Edge Impulse also put available the possibility of a Live Classification with your choice of device. Once a smartphone was used for data collection, the first real test replicates the same ambient where the raw data were collected. The result was fantastic!

Model Deploy

The last part of this experiment will be deploy the model on an MCU (in this case, an Arduino Nano).

We will enable the Edge Optimized Neural (EON™) Compiler, which permits to run of neural networks in 25-55% less RAM, and up to 35% less flash while retaining the same accuracy compared to TensorFlow Lite for Microcontrollers.
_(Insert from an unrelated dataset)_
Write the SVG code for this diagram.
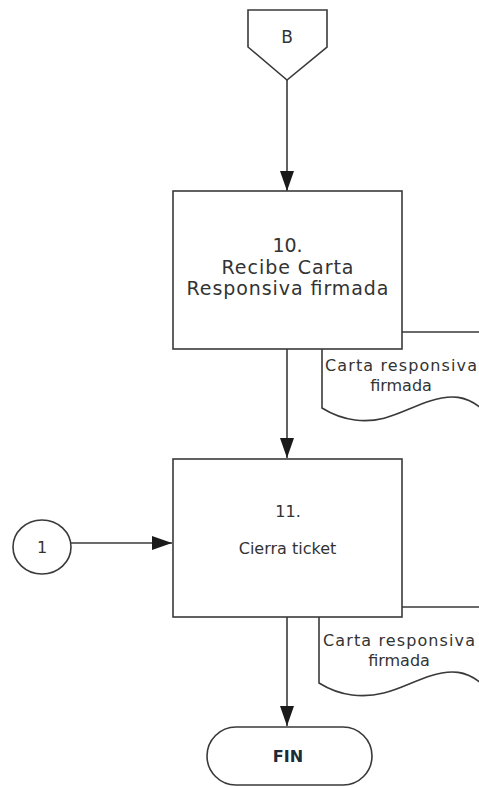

With that, we ended with an 87% accuracy model that will use 11KB of SRAM and 31KB of Flash (The inference time is estimated in only 17ms).

Building the model as an Arduino Library, it is possible to perform real inference with real data.

The basic code provided by the Studio was changed to include a post-processing block, where the Arduino LEDs will lights-up, depending on the "temperature" of the water, as below:

Cold Water (label cool) ==> Blue LED ON
Hot Water (label hot) ==> Red LED ON
No water (label noise) ==> All LEDs OFF

The result was pretty satisfactory.

1 / 3

The sound of cold water is almost always detected and never confused with hot water.
In contrast, hot water is sometimes interpreted as cold (understandable, due to the very little data collected).

Interesting to note that it is clear that cold water sound is related to high frequencies (a whistle can trigger the “blue LED), and scratching a paper over the table that seems to have lower frequencies is related to hot water (trigger the “Red LED”).

Conclusion

This project was a simple experiment (very controlled) but with excellent and promising results. And what is remarkable here is that from the first idea to an actual deployment ("proof-of-concept"), it took only a couple of days (hours in reality), thanks to Edge Impulse Studio.

The next steps are to think about the possible real applications, and having a clear goal is vital to define the dataset to be collected.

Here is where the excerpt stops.